その日の帰宅の車中は最悪でした。

父は今日のことを朝から並べて、車中に響き渡る大声で思いのままに怒鳴りました。

いつも止めてくれる母はいません。

私達は黙って下を向いていました。

いい加減終わりにしてくれないか、と思っていた時に、突然車がガタン!!と大きな音を立てました。
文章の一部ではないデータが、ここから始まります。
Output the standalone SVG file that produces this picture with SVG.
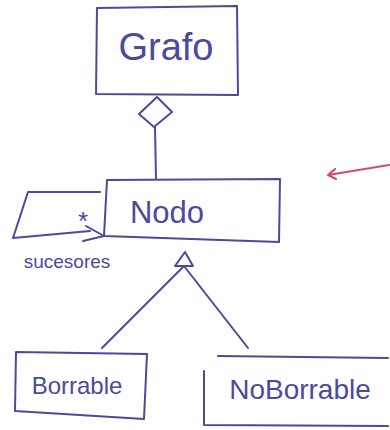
<svg xmlns="http://www.w3.org/2000/svg" width="390" height="430" viewBox="0 0 390 430">
  <style>
    .ink { fill: none; stroke: #4b4a9c; stroke-width: 2; stroke-linecap: round; stroke-linejoin: round; }
    .label { font-family: "Liberation Sans", "DejaVu Sans", sans-serif; fill: #4b4a9c; }
    .red { fill: none; stroke: #d8476e; stroke-width: 2; stroke-linecap: round; stroke-linejoin: round; }
  </style>
  <rect width="390" height="430" fill="#ffffff"/>

  <g id="connectors">
    <!-- aggregation: Grafo <>— Nodo -->
    <path class="ink" d="M157 97 L172 112 L154 127 L139 114 Z"/>
    <path class="ink" d="M155 127 L156 179"/>
    <!-- generalization triangle and branches -->
    <path class="ink" d="M185 252 L193 266 L175 266 Z"/>
    <path class="ink" d="M184 266 L102 348"/>
    <path class="ink" d="M184 266 L248 348"/>
    <!-- self association: sucesores -->
    <path class="ink" d="M100 192 L28 192 L13 238 L90 231"/>
    <path class="ink" d="M83 241 L104 236"/>
    <path class="ink" d="M86 226 L104 236"/>
  </g>

  <g id="grafo">
    <path class="ink" d="M97 8 L237 6 L238 95 L96 94 Z"/>
    <text class="label" x="166" y="60" font-size="38" text-anchor="middle">Grafo</text>
  </g>

  <g id="nodo">
    <path class="ink" d="M107 180 L280 179 L279 242 L104 236 Z"/>
    <text class="label" x="167" y="223" font-size="31" text-anchor="middle">Nodo</text>
    <text class="label" x="83" y="230" font-size="26" text-anchor="middle">*</text>
    <text class="label" x="67" y="268" font-size="19" text-anchor="middle">sucesores</text>
  </g>

  <g id="borrable">
    <path class="ink" d="M16 352 L147 354 L144 419 L15 411 Z"/>
    <text class="label" x="77" y="394" font-size="24" text-anchor="middle">Borrable</text>
  </g>

  <g id="noborrable">
    <path class="ink" d="M218 356 L388 358 M204 371 L204 425 L388 426"/>
    <text class="label" x="300" y="399" font-size="28" text-anchor="middle">NoBorrable</text>
  </g>

  <g id="pointer">
    <path class="red" d="M389 165 L328 175 M328 175 L335 169 M328 175 L336 179"/>
  </g>
</svg>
信じてもらえないかもしれませんが、本当のことなので書きます。


まるでタイヤが四角になったように、車はガタンガタンと縦横に揺れながら走りました。

父は焦り、スピードを落とします。

しかし、車の揺れは直りません。

急カーブに差し掛かった時、目の前に突然自分と父の死が見えました。

それは、私達の葬儀の様子でした。

遺された弟妹が互いに背を向けて座っていました。

白黒の映像です。

私は、このカーブで死ぬ、と思いました。


その源は、妹でした。

静かに激昂していた妹の強い念が、車を事故に追い込もうとしていました。

隣に座る妹の拳を抑え、やめて、とだけ言いました。

それ以上言うと、本当になってしまう、と分かったのです。

そして、車の揺れは母の怒りが元だと気づきました。

母の姿が車の天井の辺りに見えたのです。

滅多に見たことのない、怒った表情でした。

それは父に向けられたものです。

『おかあさんが怒ってる、いい加減にして!』

その言葉に、父ははっとなったようでした。

すると揺れはおさまり、何でもなかったように車は動きました。

母はいないけれど、そこにいたのです。